La troisième partie de cet ouvrage « L’espace en question » entend montrer que l’espace « s’intègre à une interrogation systématique des manières d’habiter ». Cela est abordé ici à travers deux textes : l’incontournable Espèces d’espaces et Tentative d’épuisement d’un lieu parisien. Cette lecture se fait à travers les figures-clés qui émergent alors et qui sont celles du « lecteur de la ville » et de l’« usager ». Chez Perec, l’espace apparaît indissociable de la langue et de la trace graphique : « il n’est en effet d’espace que marqué : « L’espace commence ainsi, avec seulement des mots, des signes tracés sur la page blanche ». Schilling nous rappelle que dans Espèces d’espaces, Perec essaie de concevoir un espace sans fonction car « la liberté de « l’usager de l’espace » n’est-elle pas limitée précisément par le fait que, pour lui, chaque espace se rapporte par définition à un usage prescrit ». « Le statut de l’habitable forme peut-être la question centrale du livre ». Dans le second ouvrage évoqué ici, « le lieu semble défini par ce qui le traverse plutôt que par ce qui l’entoure ». L’objectif de Perec est ici de noter ce qu’on ne note généralement pas. Cela fait qu’on se retrouve finalement plus avec une sorte d’inventaire qu’avec une réelle description du lieu. Schilling conclut cette partie en précisant « que pour l'écrivain, l'interrogation de l'espace sera toujours une question de langue en premier lieu ». Comment écrire l’espace est donc une des questions centrales dans l’œuvre de Perec.
Enfin, la quatrième et dernière partie, « L’état des « lieux » », est articulée autour d’un projet inabouti (Lieux) et de ce qu’il en est resté (Tentative de description de quelques lieux parisiens). Comment lire ces textes ? A quelles fins ont-ils été dispersés dans des revues ? Quelles ont été les étapes avant l’abandon du projet ? Voilà certaines des questions auxquelles tente de répondre Schilling. Cela passe donc du projet rigoureux de décrire douze lieux parisiens sur douze ans. Mais ne se soumettant pas assez rigoureusement aux règles qu’il s’est lui même imposé, Perec sera obligé de faire bifurquer son projet. Les textes évoqués ici posent notamment la question « comment prendre de la distance vis-à-vis de sa propre culture sans s’en éloigner dans l’espace ? ». Si ces textes sont une évocation du présent de Perec, ils sont aussi une exploration des souvenirs de l’auteur liés à ces lieux. En effet, pour lui, « chaque lieu sert parallèlement à déclencher des associations personnelles. […] L’espace perecquien se dédouble en deux mode de perception, l’ethnographique et le mnésique. » Ces différents lieux, une fois le projet abandonné, se transformeront en d’autres projets poétiques, radiophoniques ou « filmiques ».

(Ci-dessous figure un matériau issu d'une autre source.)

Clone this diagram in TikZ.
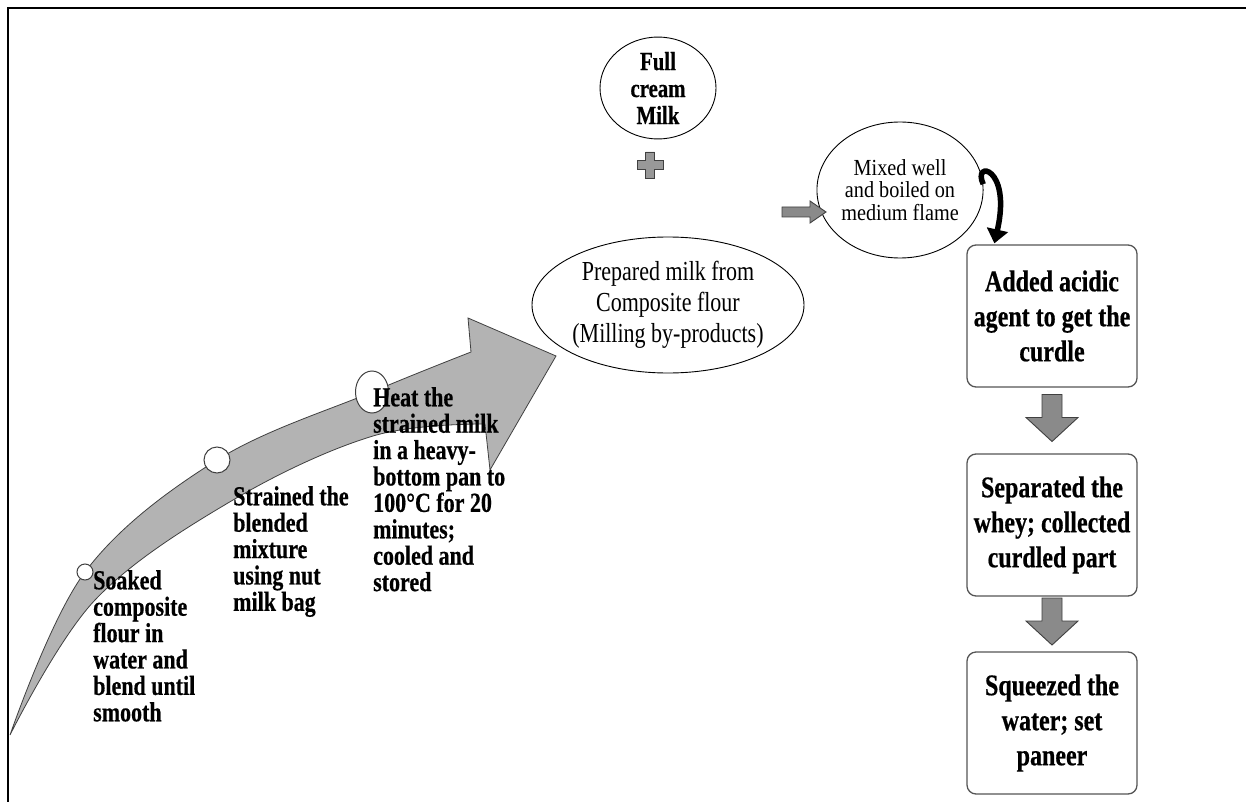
\documentclass[tikz,border=0pt]{standalone}
\usepackage{fontspec}
\setmainfont{Liberation Serif}
\newfontfamily\condf[FakeStretch=0.88]{Liberation Serif}
\newfontfamily\condg[FakeStretch=0.8, BoldFeatures={FakeBold=0.5}]{Liberation Serif}
\usetikzlibrary{shapes.geometric,arrows.meta,calc}
\definecolor{agray}{HTML}{B3B3B3}
\definecolor{aline}{HTML}{404040}
\definecolor{bgray}{HTML}{8A8A8A}
\definecolor{boxline}{HTML}{555555}
\begin{document}
\begin{tikzpicture}[x=1pt,y=-1pt,
  steptext/.style={inner sep=0pt, align=left, anchor=north west, font=\condg\bfseries\fontsize{27.5}{26.4}\selectfont},
  stepbox/.style={rectangle, rounded corners=9pt, draw=boxline, line width=1.3pt, minimum width=170pt, minimum height=142pt, inner sep=2pt, align=center, font=\condg\bfseries\fontsize{30}{35}\selectfont},
  oval/.style={ellipse, draw=black, line width=0.9pt, inner sep=0pt, align=center},
  dotc/.style={circle, draw=aline, fill=white, line width=1pt, inner sep=0pt},
  blockarr/.style={fill=bgray, draw=aline, line width=0.9pt, line join=miter},
  curv/.style={line width=5.5pt, -{Triangle[width=21pt,length=14pt]}}
]
\useasboundingbox (0,0) rectangle (1246,802);
\fill[white] (0,0) rectangle (1246,802);
% frame
\draw[line width=2pt] (8,802) -- (8,8) -- (1246,8);

% big curved arrow
\filldraw[fill=agray, draw=aline, line width=0.8pt, line join=miter]
  plot[smooth, tension=0.6] coordinates {(10,735) (85,572) (217,460) (372,392) (471,352)}
  -- (468,318) -- (556,356) -- (490,470) -- (485,424)
  -- plot[smooth, tension=0.6] coordinates {(485,424) (373,436) (233,500) (95,600) (10,735)} -- cycle;

\node[dotc, minimum size=16pt] (c1) at (85,572) {};
\node[dotc, minimum size=26pt] (c2) at (217,460) {};
\node[dotc, ellipse, minimum width=33pt, minimum height=42pt] (c3) at (372,392) {};

\node[steptext] (t1) at (93,570) {Soaked\\composite\\flour in\\water and\\blend until\\smooth};
\node[steptext] (t2) at (233,486) {Strained the\\blended\\mixture\\using nut\\milk bag};
\node[steptext] (t3) at (373,387) {Heat the\\strained milk\\in a heavy-\\bottom pan to\\100°C for 20\\minutes;\\cooled and\\stored};

% ovals
\node[oval, minimum width=116pt, minimum height=92pt, font=\condg\bfseries\fontsize{26}{27}\selectfont] (fcm) at (658,88) {Full\\cream\\Milk};
\node[oval, minimum width=272pt, minimum height=136pt, font=\condg\fontsize{27.5}{31}\selectfont] (prep) at (668,305) {Prepared milk from\\Composite flour\\(Milling by-products)};
\node[oval, minimum width=136pt, minimum height=136pt, font=\condf\fontsize{23}{22.5}\selectfont] (mix) at (900,190) {Mixed well\\and boiled on\\medium flame};

% plus sign
\coordinate (pl) at (650,165);
\filldraw[fill=agray!85!black, draw=aline, line width=0.9pt, shift={(pl)}]
  (-4.5,-13) -- (4.5,-13) -- (4.5,-4.5) -- (13,-4.5) -- (13,4.5) -- (4.5,4.5) -- (4.5,13)
  -- (-4.5,13) -- (-4.5,4.5) -- (-13,4.5) -- (-13,-4.5) -- (-4.5,-4.5) -- cycle;

% small right arrow
\coordinate (ra) at (804,212);
\draw[blockarr, shift={(ra)}] (-22,-5) -- (6,-5) -- (6,-11) -- (22,0) -- (6,11) -- (6,5) -- (-22,5) -- cycle;

% boxes
\node[stepbox] (b1) at (1052,316) {Added acidic\\agent to get the\\curdle};
\node[stepbox] (b2) at (1052,525) {Separated the\\whey; collected\\curdled part};
\node[stepbox] (b3) at (1052,723) {Squeezed the\\water; set\\paneer};

% curved black arrow
\coordinate (ctip) at ($(b1.north west)+(28,-1)$);
\draw[curv] (mix.4) .. controls (972,160) and (1012,166) .. (ctip);

% down block arrows
\coordinate (a1) at ($(b1.south)!0.5!(b2.north)$);
\coordinate (a2) at ($(b2.south)!0.5!(b3.north)$);
\foreach \c in {a1,a2}{
  \draw[blockarr, shift={(\c)}] (-10,-26) -- (10,-26) -- (10,-3) -- (26,-3) -- (0,21) -- (-26,-3) -- (-10,-3) -- cycle;
}
\end{tikzpicture}
\end{document}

Comme souvent ce sont des auteurs extérieurs aux sciences humaines qui se font passeur interdisciplinaire entre ces sciences. Perec est de ceux-là et le livre de Schilling montre que l’auteur invoque/convoque la sociologie, la psychologie, la géographie, l’histoire, l’anthropologie et l’ethnographie. Cependant, si les chercheurs en sciences humaines sont très présents dans la bibliographie, on remarque l’absence criante de géographes alors même que Schilling évoque les lieux et l’espace, mais aussi l’espace vécu, trois des notions de prédilection de la géographie.